The head of Bangladesh's Grameen Bank, Muhammad Yunus, says getting the Nobel Peace Prize meant a big change in his life.

"Suddenly, you are in the spotlight, the global spotlight, and your every word is analyzed, and your every move is watched," he said.

Grameen Bank is a financial institution that specializes in extending micro-credit, which involves lending small amounts of money to poor people to help them get started in money-making activities.

Yunus says he is especially gratified that the award has highlighted the crucial link between poverty and peace, and that alleviating poverty is an important part of maintaining peace in the world.

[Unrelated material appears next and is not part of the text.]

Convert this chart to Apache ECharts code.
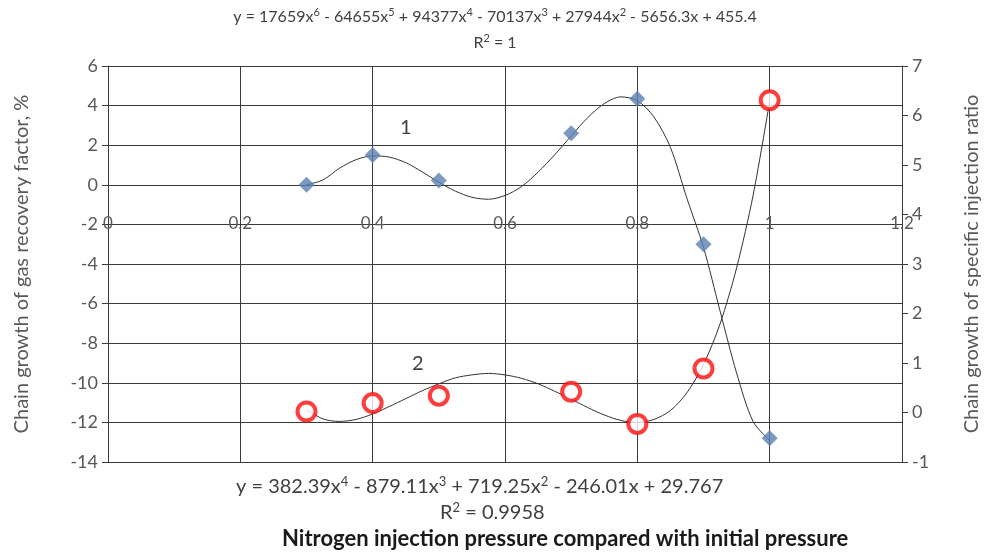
<!DOCTYPE html>
<html>
<head>
<meta charset="utf-8">
<script src="https://cdn.jsdelivr.net/npm/echarts@6/dist/echarts.min.js"></script>
<style>html,body{margin:0;padding:0;background:#fff}#c{width:990px;height:552px}</style>
</head>
<body>
<div id="c"></div>
<script>
// Measured points
var pointsX = [0.3, 0.4, 0.5, 0.7, 0.8, 0.9, 1.0];
var gasRecovery = [0.0, 1.5, 0.22, 2.6, 4.35, -3.0, -12.8];      // series 1, left axis
var injectionRatio = [0.02, 0.19, 0.34, 0.42, -0.23, 0.89, 6.31]; // series 2, right axis

// Trendline curves
var trend1X = [0.3, 0.325, 0.35, 0.375, 0.4, 0.425, 0.45, 0.475, 0.5, 0.525, 0.55, 0.575, 0.6, 0.625, 0.65, 0.675, 0.7, 0.725, 0.75, 0.775, 0.8, 0.825, 0.85, 0.875, 0.9, 0.925, 0.95, 0.975, 1.0];
var trend1Y = [0.0, 0.25, 0.84, 1.27, 1.46, 1.40, 1.12, 0.65, 0.13, -0.32, -0.63, -0.73, -0.54, -0.09, 0.64, 1.51, 2.47, 3.39, 4.1, 4.44, 4.25, 3.43, 1.89, -0.69, -3.16, -6.37, -9.5, -11.96, -12.9];
var trend2X = [0.3, 0.325, 0.35, 0.375, 0.4, 0.425, 0.45, 0.475, 0.5, 0.525, 0.55, 0.575, 0.6, 0.625, 0.65, 0.675, 0.7, 0.725, 0.75, 0.775, 0.8, 0.825, 0.85, 0.875, 0.9, 0.925, 0.95, 0.975, 1.0];
var trend2Y = [0.06, -0.13, -0.18, -0.14, -0.03, 0.12, 0.28, 0.44, 0.58, 0.70, 0.76, 0.79, 0.76, 0.69, 0.58, 0.43, 0.27, 0.10, -0.05, -0.16, -0.2, -0.14, 0.04, 0.40, 0.97, 1.79, 2.92, 4.39, 6.29];

// Axis ticks
var xTicks = {min: 0, max: 1.2, step: 0.2};
var leftTicks = {min: -14, max: 6, step: 2};
var rightTicks = {min: -1, max: 7, step: 1};

// Texts (^n marks a superscript digit)
var eqTop = 'y = 17659x^6 - 64655x^5 + 94377x^4 - 70137x^3 + 27944x^2 - 5656.3x + 455.4';
var r2Top = 'R^2 = 1';
var eqBottom = 'y = 382.39x^4 - 879.11x^3 + 719.25x^2 - 246.01x + 29.767';
var r2Bottom = 'R^2 = 0.9958';
var xTitle = 'Nitrogen injection pressure compared with initial pressure';
var leftTitle = 'Chain growth of gas recovery factor, %';
var rightTitle = 'Chain growth of specific injection ratio';
var label1 = '1', label2 = '2';

function pairs(xs, ys) { return xs.map(function (x, i) { return [x, ys[i]]; }); }
function sup(s) { return s.replace(/\^(\d)/g, '{s|$1}'); }

var FONT = 'Lato, "Open Sans", "Noto Sans", sans-serif';
function eqText(txt, size, supSize, pos) {
  var o = {
    type: 'text',
    style: {
      text: sup(txt), fill: '#404040', font: size + 'px ' + FONT,
      rich: {s: {fontSize: supSize, fontFamily: FONT, fill: '#404040', verticalAlign: 'top', lineHeight: size * 1.2}}
    }
  };
  for (var k in pos) o[k] = pos[k];
  return o;
}

var chart = echarts.init(document.getElementById('c'), null, {renderer: 'canvas'});
chart.setOption({
  animation: false,
  backgroundColor: '#fff',
  grid: {left: 108, right: 87, top: 66, bottom: 90},
  xAxis: {
    type: 'value', min: xTicks.min, max: xTicks.max, interval: xTicks.step,
    axisLine: {show: false}, axisTick: {show: false},
    splitLine: {show: true, lineStyle: {color: '#3a3a3a', width: 1}},
    axisLabel: {margin: -238, verticalAlign: 'middle', color: '#595959', fontSize: 17, fontFamily: FONT,
      showMinLabel: true, showMaxLabel: true}
  },
  yAxis: [{
    type: 'value', min: leftTicks.min, max: leftTicks.max, interval: leftTicks.step,
    position: 'left',
    axisLine: {show: true, lineStyle: {color: '#3a3a3a'}},
    axisTick: {show: true, length: 6, lineStyle: {color: '#3a3a3a'}},
    splitLine: {show: true, lineStyle: {color: '#3a3a3a', width: 1}},
    axisLabel: {color: '#595959', fontSize: 18, fontFamily: FONT, margin: 10},
    name: leftTitle, nameLocation: 'middle', nameRotate: 90, nameGap: 76,
    nameTextStyle: {color: '#595959', fontSize: 20, fontFamily: FONT}
  }, {
    type: 'value', min: rightTicks.min, max: rightTicks.max, interval: rightTicks.step,
    position: 'right',
    axisLine: {show: true, lineStyle: {color: '#3a3a3a'}},
    axisTick: {show: true, length: 6, lineStyle: {color: '#3a3a3a'}},
    splitLine: {show: false},
    axisLabel: {color: '#595959', fontSize: 18, fontFamily: FONT, margin: 10},
    name: rightTitle, nameLocation: 'middle', nameRotate: 90, nameGap: 60,
    nameTextStyle: {color: '#595959', fontSize: 20, fontFamily: FONT}
  }],
  series: [{
    type: 'line', yAxisIndex: 0, data: pairs(trend1X, trend1Y), smooth: 0.3,
    showSymbol: false, symbol: 'none', lineStyle: {color: '#333', width: 1}, silent: true, z: 2
  }, {
    type: 'line', yAxisIndex: 1, data: pairs(trend2X, trend2Y), smooth: 0.3,
    showSymbol: false, symbol: 'none', lineStyle: {color: '#333', width: 1}, silent: true, z: 2
  }, {
    type: 'scatter', yAxisIndex: 0, data: pairs(pointsX, gasRecovery),
    symbol: 'diamond', symbolSize: [16, 16], itemStyle: {color: '#5b7fb3'}, z: 3
  }, {
    type: 'scatter', yAxisIndex: 1, data: pairs(pointsX, injectionRatio),
    symbol: 'circle', symbolSize: 18,
    itemStyle: {color: '#fff', borderColor: '#ff0d0d', borderWidth: 4}, z: 3
  }],
  graphic: [
    eqText(eqTop, 16, 11, {left: 'center', top: 7}),
    eqText(r2Top, 16, 11, {left: 'center', top: 33}),
    eqText(eqBottom, 20, 13, {left: 236, top: 475}),
    eqText(r2Bottom, 20, 13, {left: 440, top: 501}),
    {type: 'text', left: 282, top: 528, style: {text: xTitle, fill: '#1a1a1a', font: 'bold 22px ' + FONT}},
    {type: 'text', left: 400, top: 118, style: {text: label1, fill: '#404040', font: '20px ' + FONT}},
    {type: 'text', left: 412, top: 354, style: {text: label2, fill: '#404040', font: '20px ' + FONT}}
  ]
});
</script>
</body>
</html>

"I am particularly happy because the Nobel Peace Prize has done a wonderful thing to us - linking poverty and peace together," he said. "This is one message [that] kind of got lost. I was very happy that they could link it, and they linked it very strongly, that poverty is a threat to peace."

He said the other side of that argument is that ignoring poverty can create the conditions that lead to terrorism.

"Terrorism cannot be fought with guns. That's no solution," he said. "You can put it down for awhile, keep it quiet for awhile, until it comes back with more force. So, this [Nobel] prize kind of highlighted that issue, that poverty is an issue that you have to pay lot of attention to, because otherwise, it becomes a breeding ground for all kinds of violence, all kinds of possibilities to disturb peace in the world."

Yunus started the Grameen Bank 30 years ago, after he made his first loan of $27, out of his own pocket, to a Bangladeshi woman who was making bamboo stools.

Now, he says, the bank lends nearly one billion dollars a year in small loans that average about $130 each. He adds that nearly all of the bank's seven million borrowers are Bangladeshi women, who, he says, deserve to share the spotlight.

"So, that's another message, that poor women in Bangladesh are worth having the Nobel prize, they are the Nobel laureates," he said. "And they will be the one who will be receiving the prize."

He said the Grameen Bank's millions of borrowers are all part-owners of the bank, and said he initially wanted to take all of them with him to Norway to receive the prize.

"When the Nobel Committee announced half of the prize goes to me, half goes to the Grameen Bank, I said, 'we'll take the owners of the bank to the Nobel Committee, to receive the prize, all seven million of them.' They got kind of scared, because the total population of Norway is [only] four and a half million," he said.

He said lending money to the poor is not just business, for him and his bank, it is a mission.